World Wildlife Day celebrations strengthen links between tourism and conservation
Earlier this month, on the 3rd of March, Kenya celebrated World Wildlife Day with what has become an annual celebration. Since 2021, this country has used this day – earmarked as an international celebration of wild things – to hold an elephant naming festival. The festival, in turn, provides a platform for the promotion of wildlife.
This year the Magical Kenya Tempo naming festival was held in Amboseli, an area of Kenya that has been as dramatically impacted by drought conditions as Tsavo has. This year, Cabinet Secretary for Tourism, Wildlife & Heritage, Peninah Malonza used the platform to discuss the importance of improving tourism revenue.
Kenya’s reputation as a stronghold for wildlife, Malonza explained, allows the country huge opportunities for revenue generation. Touro-dollars bring in obvious and impactful revenue that can be then applied to the benefit of human communities and wildlife alike.
She used the Magical Kenya Tembo naming festival as an example. The festival is a creation of the Kenya Tourism Board (KTB) and it was initially championed as an attempt to prove the link between tourism and conservation. In its first year, 16.5 million shillings were raised through the festival. Of which, 6 million kshs were put aside for the development of community and conservation projects.
Speakers at the festival also took the time to float suggestions of a new, lower low-season ticket for the KWS managed national parks in Kenya. This plan was posited as a plan that will, and suggests at a strong desire to, boost tourism revenue.
A community member interviewed at the festival by a journalist from the Star suggests as to the reason why. An elder from the Enkongunarok village stated that we have “c[o]me to realise the benefits [tourism] has on our people who are grappling with the ongoing drought.” He went on to say that “[t]oday, we actually see the wild just the same as our cattle”.

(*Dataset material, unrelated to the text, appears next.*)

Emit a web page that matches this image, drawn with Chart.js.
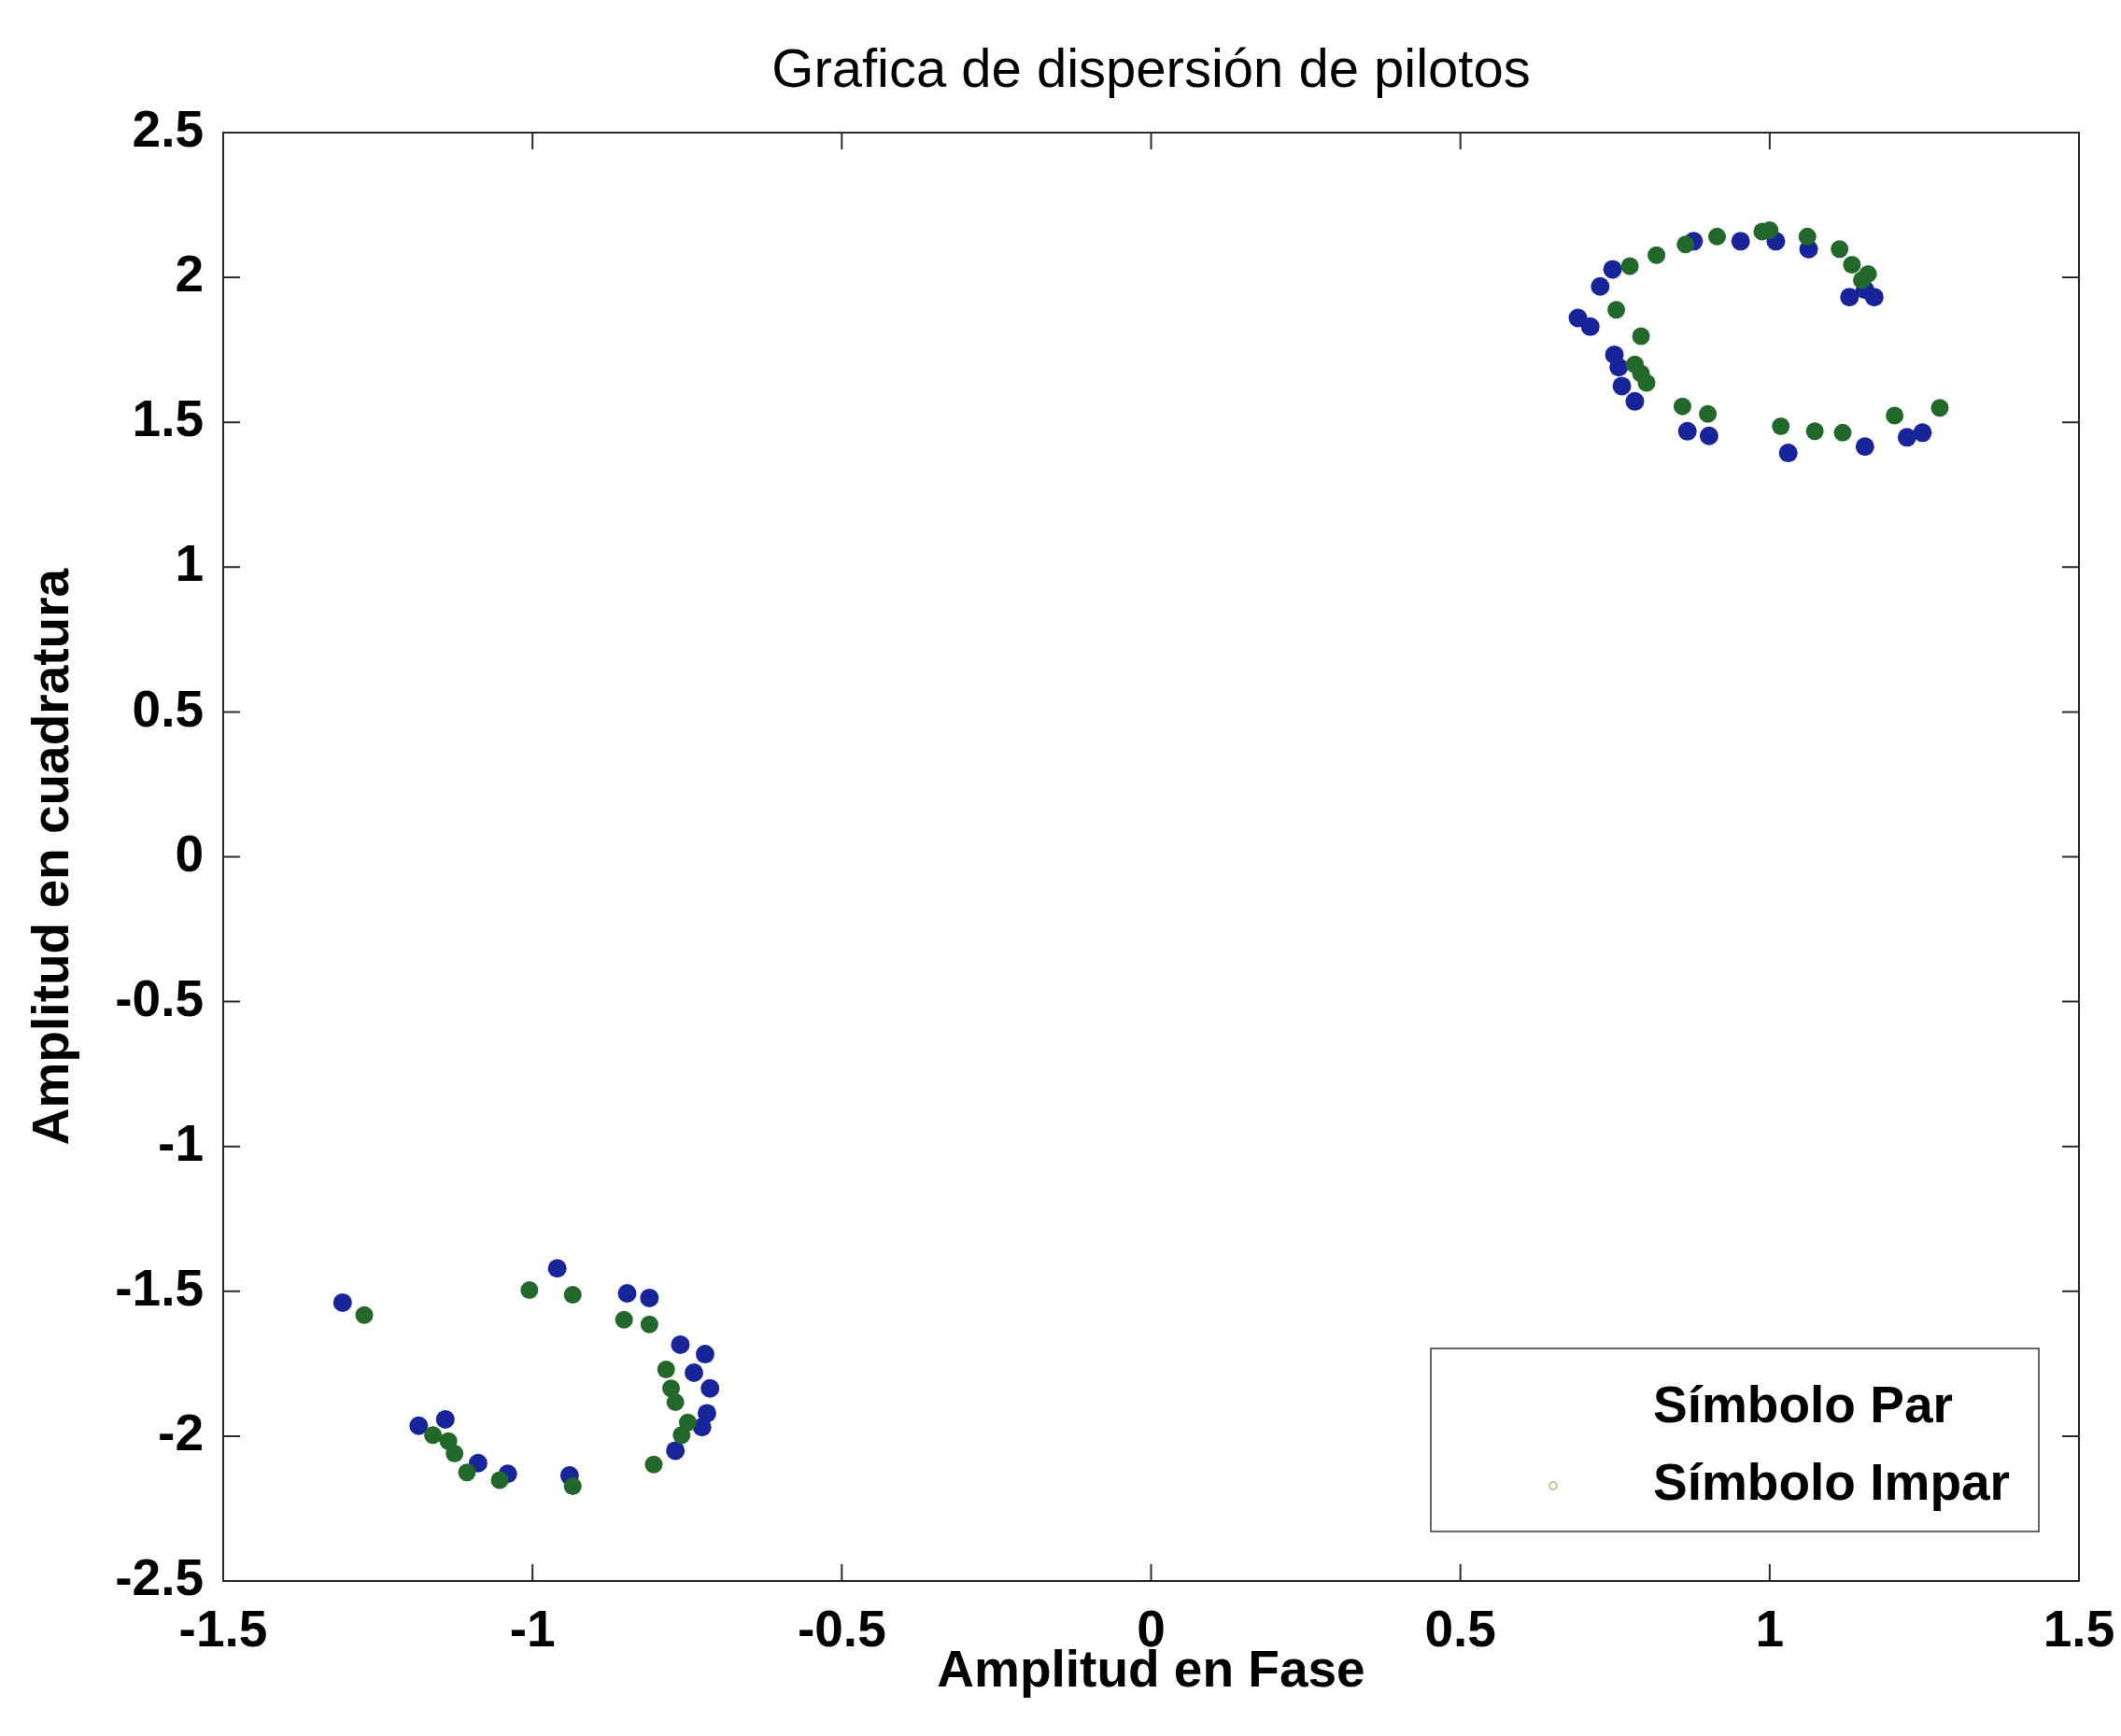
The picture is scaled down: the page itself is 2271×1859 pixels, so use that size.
<!DOCTYPE html>
<html>
<head>
<meta charset="utf-8">
<title>Grafica de dispersión de pilotos</title>
<script src="https://cdn.jsdelivr.net/npm/chart.js@4.4.1/dist/chart.umd.min.js"></script>
<style>
    html, body { margin: 0; padding: 0; background: #fff; }
    canvas { display: block; }
</style>
</head>
<body>
<canvas id="scatterChart" width="2271" height="1859"></canvas>
<script>
// Pilotos del símbolo par (azul)
const parX = [0.690, 0.710, 0.726, 0.746, 0.877, 0.953, 1.010, 1.063, 1.129, 1.169, 1.154,
              0.749, 0.756, 0.761, 0.782, 0.867, 0.902, 1.030, 1.154, 1.222, 1.247,
              -1.307, -0.960, -0.847, -0.811, -0.761, -0.721, -0.739, -0.713, -0.718, -0.726,
              -0.769, -1.184, -1.141, -1.088, -1.040, -0.940];
const parY = [1.860, 1.830, 1.969, 2.028, 2.125, 2.125, 2.125, 2.098, 1.932, 1.932, 1.958,
              1.733, 1.690, 1.625, 1.572, 1.469, 1.453, 1.394, 1.416, 1.448, 1.464,
              -1.539, -1.421, -1.507, -1.523, -1.684, -1.717, -1.781, -1.835, -1.921, -1.969,
              -2.050, -1.964, -1.942, -2.093, -2.130, -2.136];

// Pilotos del símbolo impar (verde)
const imparX = [0.774, 0.817, 0.864, 0.915, 0.988, 1.000, 1.061, 1.113, 1.133, 1.159, 1.149,
                0.752, 0.792, 0.782, 0.792, 0.801, 0.859, 0.900, 1.018, 1.073, 1.118, 1.202, 1.275,
                -1.272, -1.005, -0.935, -0.852, -0.811, -0.784, -0.776, -0.769, -0.749, -0.759,
                -0.804, -1.161, -1.136, -1.126, -1.106, -1.053, -0.935];
const imparY = [2.039, 2.077, 2.114, 2.141, 2.158, 2.163, 2.141, 2.098, 2.044, 2.012, 1.991,
                1.888, 1.797, 1.700, 1.668, 1.636, 1.555, 1.529, 1.486, 1.469, 1.464, 1.523, 1.550,
                -1.582, -1.496, -1.512, -1.598, -1.614, -1.770, -1.835, -1.883, -1.953, -1.996,
                -2.098, -1.996, -2.017, -2.060, -2.125, -2.152, -2.173];

const xTicks = [-1.5, -1, -0.5, 0, 0.5, 1, 1.5];
const yTicks = [-2.5, -2, -1.5, -1, -0.5, 0, 0.5, 1, 1.5, 2, 2.5];

const chartTitle = 'Grafica de dispersión de pilotos';
const xLabel = 'Amplitud en Fase';
const yLabel = 'Amplitud en cuadratura';
const seriesNames = ['Símbolo Par', 'Símbolo Impar'];

const FONT = '"Liberation Sans", Arial, Helvetica, sans-serif';
Chart.defaults.font.family = FONT;
Chart.defaults.color = '#000';

function toPoints(xs, ys) {
    return xs.map((x, i) => ({ x: x, y: ys[i] }));
}

// Box around the plot with inward ticks on all four sides
const frameTicks = {
    id: 'frameTicks',
    afterDraw(chart) {
        const { ctx, chartArea: a, scales } = chart;
        const len = 18;
        ctx.save();
        ctx.strokeStyle = '#2a2a2a';
        ctx.lineWidth = 2;
        ctx.strokeRect(a.left, a.top, a.right - a.left, a.bottom - a.top);
        ctx.beginPath();
        xTicks.forEach(v => {
            const px = scales.x.getPixelForValue(v);
            ctx.moveTo(px, a.bottom); ctx.lineTo(px, a.bottom - len);
            ctx.moveTo(px, a.top); ctx.lineTo(px, a.top + len);
        });
        yTicks.forEach(v => {
            const py = scales.y.getPixelForValue(v);
            ctx.moveTo(a.left, py); ctx.lineTo(a.left + len, py);
            ctx.moveTo(a.right, py); ctx.lineTo(a.right - len, py);
        });
        ctx.stroke();
        ctx.restore();
    }
};

// Title centred over the plot area
const plotTitle = {
    id: 'plotTitle',
    afterDraw(chart) {
        const { ctx, chartArea: a } = chart;
        ctx.save();
        ctx.font = '58px ' + FONT;
        ctx.fillStyle = '#000';
        ctx.textAlign = 'center';
        ctx.textBaseline = 'middle';
        ctx.fillText(chartTitle, (a.left + a.right) / 2, a.top - 65);
        ctx.restore();
    }
};

// Legend box in the lower right corner of the plot
const legendBox = {
    id: 'legendBox',
    afterDraw(chart) {
        const { ctx, chartArea: a } = chart;
        const w = 651, h = 196;
        const right = a.right - 43, bottom = a.bottom - 53;
        const left = right - w, top = bottom - h;
        ctx.save();
        ctx.fillStyle = '#fff';
        ctx.fillRect(left, top, w, h);
        ctx.strokeStyle = '#333';
        ctx.lineWidth = 1.5;
        ctx.strokeRect(left, top, w, h);

        ctx.font = 'bold 55px ' + FONT;
        ctx.fillStyle = '#000';
        ctx.textAlign = 'left';
        ctx.textBaseline = 'middle';
        const rows = [top + 64, top + 147];
        seriesNames.forEach((name, i) => {
            ctx.fillText(name, left + 238, rows[i]);
        });
        // faint marker next to the odd symbol entry
        ctx.beginPath();
        ctx.arc(left + 131, rows[1], 4, 0, Math.PI * 2);
        ctx.strokeStyle = '#b9c98f';
        ctx.lineWidth = 2;
        ctx.stroke();
        ctx.restore();
    }
};

const ctx = document.getElementById('scatterChart').getContext('2d');
new Chart(ctx, {
    type: 'scatter',
    data: {
        datasets: [{
            label: seriesNames[0],
            data: toPoints(parX, parY),
            backgroundColor: '#17249a',
            borderColor: '#17249a',
            pointRadius: 10,
            borderWidth: 0,
            order: 1
        }, {
            label: seriesNames[1],
            data: toPoints(imparX, imparY),
            backgroundColor: '#23682b',
            borderColor: '#23682b',
            pointRadius: 9.5,
            borderWidth: 0,
            order: 0
        }]
    },
    options: {
        responsive: false,
        animation: false,
        devicePixelRatio: 1,
        layout: { padding: { top: 142, right: 45, left: 0, bottom: 0 } },
        plugins: {
            legend: { display: false },
            title: { display: false },
            tooltip: { enabled: false }
        },
        scales: {
            x: {
                type: 'linear',
                min: -1.5,
                max: 1.5,
                afterBuildTicks: scale => { scale.ticks = xTicks.map(v => ({ value: v })); },
                afterFit: scale => { scale.height = 166; scale.paddingLeft = 0; scale.paddingRight = 0; },
                grid: { display: false, drawTicks: false },
                border: { display: false },
                ticks: {
                    autoSkip: false,
                    maxRotation: 0,
                    padding: 22,
                    color: '#000',
                    font: { size: 55, weight: 'bold' },
                    callback: v => String(v)
                },
                title: {
                    display: true,
                    text: xLabel,
                    color: '#000',
                    font: { size: 55, weight: 'bold' },
                    padding: { top: 0, bottom: 35 }
                }
            },
            y: {
                type: 'linear',
                min: -2.5,
                max: 2.5,
                afterBuildTicks: scale => { scale.ticks = yTicks.map(v => ({ value: v })); },
                afterFit: scale => { scale.width = 239; scale.paddingTop = 0; scale.paddingBottom = 0; },
                grid: { display: false, drawTicks: false },
                border: { display: false },
                ticks: {
                    autoSkip: false,
                    padding: 21,
                    color: '#000',
                    font: { size: 55, weight: 'bold' },
                    callback: v => String(v)
                },
                title: {
                    display: true,
                    text: yLabel,
                    color: '#000',
                    font: { size: 55, weight: 'bold' },
                    padding: { top: 25, bottom: 0 }
                }
            }
        }
    },
    plugins: [frameTicks, plotTitle, legendBox]
});
</script>
</body>
</html>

Magical Kenya Tembo naming festival used as a launching pad for new National Elephant Management plan
Many of our regular readers will know that, here in Kenya, we have the huge pleasure of bearing witness to gradual elephant population growth.
Poaching and the international thirst for ivory brought Kenya’s elephant population down from 170,000 in the early 1970s to around 16,000 between 1979 and 1989.
So deplorable a loss this was, and so limited was the observable recovery since the turn of the millennium, that the Kenyan government established an Elephant Conservation & Management plan in 2012. Between 2012 and 2021, Kenya’s nation-wide response to the plight of its African elephant was informed by a strategic framework.
In 2021’s national census, the African savannah elephant population of Kenya was 36,280.
The 2012 – 2021 Elephant Conservation and Management plan has had such an obvious impact on the robustness of this country’s elephant population that its ending, in 2021, was evidently going to bring about questions. Foremost amongst those questions, for us, was when we would get another national management plan.
At the Magical Kenya Tembo naming festival, the wait for this new plan was brought to an end. CS Peninah Malonza, who has given the new National Elephant Conservation Action Plan a foreword, launched this much-awaited document.
It is a 110 page framework that draws on community-involved research, wide-reaching stakeholder involvement, expertise from elephant conservation NGOs and the resources of the KWS. This new National Elephant Action Plan aims to inform policy and practice until 2032.
We will spend a few of our forthcoming articles in breaking down this document into more digestible articles. For now, we can rest assured that the future for elephant conservation in Kenya is, once again, informed by a detailed structural plan.